Franchise businesses come in several shapes and sizes, from company owned and operated to franchise owned and operated and many owner/operator combinations in between. For a franchise business owner (franchisee), the model can be quite appealing, since they’re buying into a brand that is already established and successful, mitigating many of the risks that typically accompany starting a new business. Despite these advantages, franchise businesses come with some complexities when it comes to managing franchisee identity and access.
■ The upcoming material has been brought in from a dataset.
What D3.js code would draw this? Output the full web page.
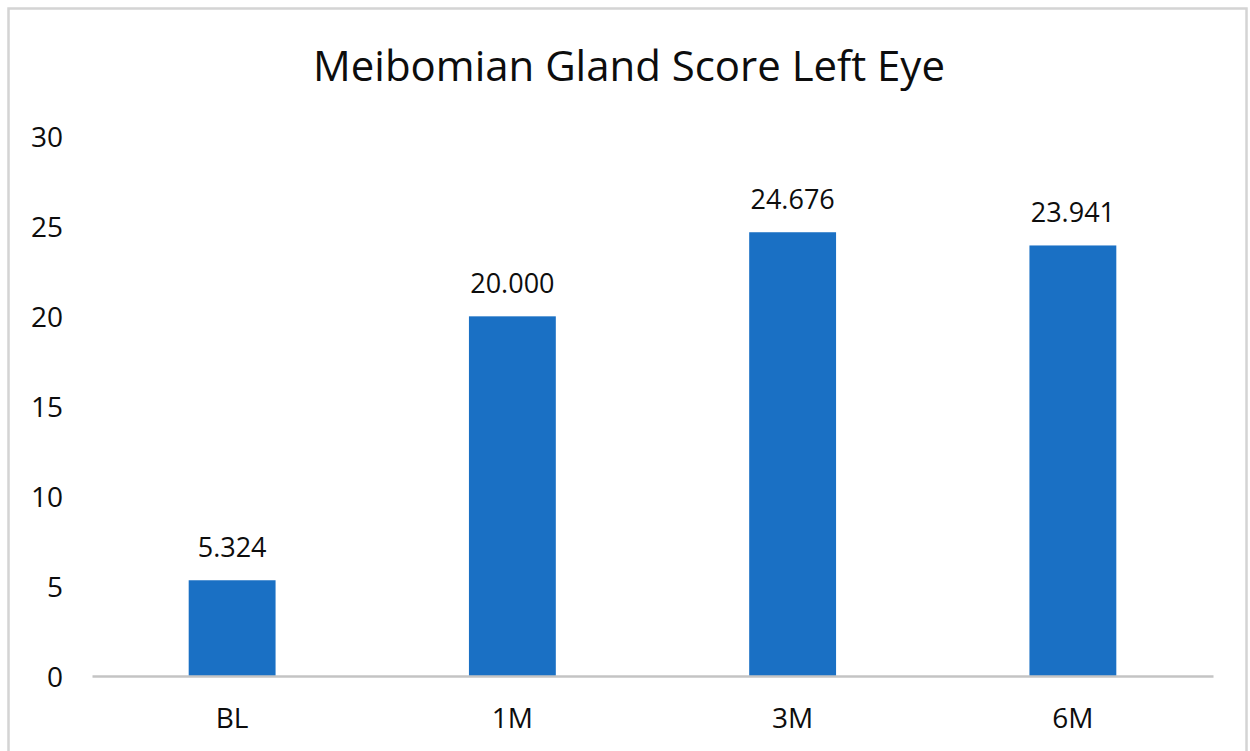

In franchise models that are “company operated,” employees are considered employees of the brand itself. In the models deemed “franchise operated,” employees are not considered employees of the brand. Rather, they're “non-employees” (also known as third parties), akin to contract workers. While it may seem like a small distinction, this difference in employee status and relationship to the main brand has significant implications for the way these individuals are granted access to a brand’s resources, including sensitive data. The business processes used to identify and manage non-employees are often complex and inefficient. Without the proper identity and access management (IAM) solutions that specifically address third-party identity populations, mismanaged franchise-operated employees can increase the brand’s exposure to cyber risks.
Operational inefficiencies and risk
After applying for and being awarded a franchise, franchisees must choose a location, complete training to learn how to run the business, and recruit and hire employees to work for their franchise before being ready to open. The franchisee also needs to ensure they have the right franchise-approved supplies and business operation software and resources. Because franchise-operated businesses are independent owners with their own employees, they may choose their own HR software to track things like employee time and payroll, but the franchisor also has resources to which the franchisee’s employees will need access to do their jobs.
It’s this exchange — access to the franchisor’s resources by franchise-operated employees — that can create security concerns for brands if they lack the right processes to effectively manage this third-party population. Here are some reasons why brands face this issue:
- Lack of an authoritative source that is accessible by the franchisor to drive access of franchisee employees.
- Account-level management which provides little information for the franchisor and is often a friction-filled process for the franchise owner, leading to bad identity practices like account sharing and mislabeled account access. This can give people access they don’t need and broadens the risk landscape.
- Untimely access removal upon termination of franchise employees leaves accounts open, making them accessible for bad actors to exploit.
- Inadequate data privacy from employee lifecycle systems that don’t segregate employee data and information by each individual franchise operation. This leaves franchise owners to filter through hundreds or even thousands of other franchise’s workers to get to their own employees, creating significant data privacy concerns for the franchisor. If a global company operates franchises in various countries, such as a major fast-food chain or a hotel brand, it’s very likely that they could have varying data privacy laws to take into consideration.
To address these issues, a more seamless experience between the franchisor and franchisee is needed, in addition to ensuring the right solutions are in place to support appropriate IAM best practices.
Creating a frictionless experience to reduce risk
Operational efficiencies and cybersecurity risks are inextricably linked when it comes to the lifecycle management of third-party, franchise operated employees. When a system is inefficient and friction-filled, users are more inclined to bend corners and work around the issues, engaging in poor identity practices in the process. Since franchisees are customers of the franchisor, the franchisor has an obligation to them to provide a pleasant experience. This includes simple, efficient processes and systems that provide a seamless experience for the end user. If the franchisee finds the franchisor’s systems to be too complex or inefficient, they might choose to close down their franchise, or worse yet, open up a competitor's shop.
Franchisors also owe it to themselves to ensure that their IAM systems for franchisees are flawless from a security perspective, as they are the ones with the sensitive information and data on the line if there is a breach due to weak processes.
The right system protects all parties
Franchisors that are struggling with these challenges are trying to accomplish a time-consuming, expensive and complex process that their current systems weren’t built to handle. Without the right IAM processes for the many third-party identities that must be granted access to their systems, both the franchisee and the franchisor suffer. The franchisee is left with operational inefficiencies that add friction to their roles, leading them to ignore basic IAM best practices and the franchisor opens themselves up to identity-related cyber risks and data privacy concerns.
There are many great benefits for brands looking into franchise business models, from access to capital to increased brand awareness and efficient growth patterns. But those rewards can be greatly diminished if the franchisor does not address the security vulnerabilities of its franchise-operated employees.